O livro é muito mais um ensaio analítico prolongado do que uma história da Guerra. Ferguson se propõe a responder a uma série de dez perguntas:

(1) Foi a guerra inevitável, seja por causa do militarismo, do imperialismo, da diplomacia secreta ou dacorrida armamentista?

(2) Por que os líderes alemães apostaram na guerra em 1914?

(3) Por que os líderes britânicos optaram por intervir quando a guerra eclodiu no continente?

(4) A guerra foi recebida com entusiasmo popular, como muitas vezes se afirma?

(5) A propaganda e, especialmente a imprensa, mantiveram a guerra em curso como acreditava Karl Krauss?

(6) Por que a enorme superioridade econômica do Império Britânico não foi suficiente para infligir uma derrota aos Impérios Centrais mais rapidamente e sem a intervenção norte-americana?

(7) Por que a superioridade militar do exército alemão não foi capaz de derrotar os exércitos britânico e francês na frente ocidental, como fez com a Sérvia, a Romênia e a Rússia?

(8) Por que os homens continuavam lutando quando as condições no campo de batalha eram, como contam os poetas de guerra,tão miseráveis?

(9) Por que os homens deixaram de lutar?

(10) Quem ganhou a paz - para ser preciso, quem acabou pagando pela guerra?

Niall Ferguson lança um argumento controverso em seu livro. O uso da história contrafactual também conhecida como “especulativa” ou “hipotética”, como por exemplo:

1) “Se a Força Expedicionária Britânica não tivesse sido enviada, não há dúvidas que os alemães venceriam a guerra.
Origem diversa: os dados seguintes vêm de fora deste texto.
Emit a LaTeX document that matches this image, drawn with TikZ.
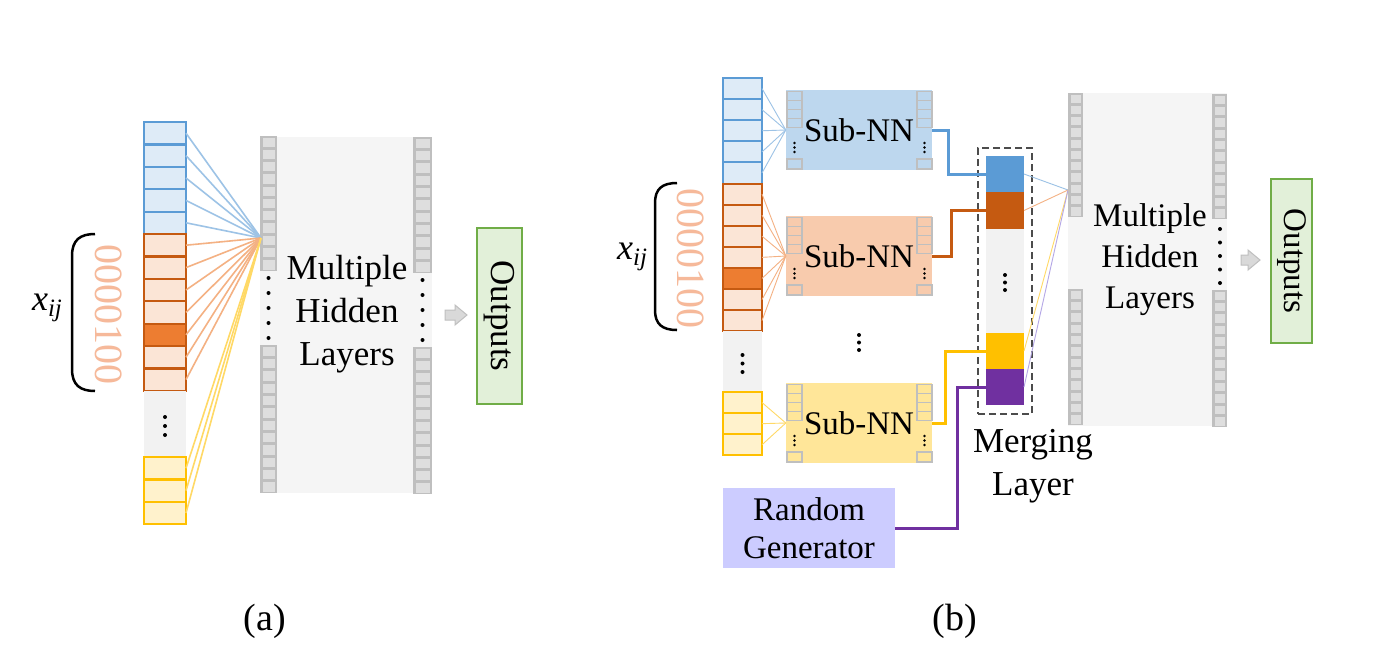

2) “Se a Grã-Bretanha tivesse se omitido, a Europa teria se transformado em algo não muito diferente da União Europeia que conhecemos hoje.

Se você concorda ou discorda dessas visões e previsões estudadas pelo autor, uma coisa é certa: Niall Ferguson não é um intelectual qualquer. E suas respostas sobre as perguntas por ele feitas vão abalar algumas convicções. Suas argumentações são instigantes e de tirar o fôlego, sempre armadas de farta documentação histórica.

O Horror da Guerra é um livro que vai além da guerra, é – como já disse lá em cima - um ensaio analítico. Um livro fundamental que foge às argumentações fáceis. Um livro que merece um lugar de destaque em sua estante.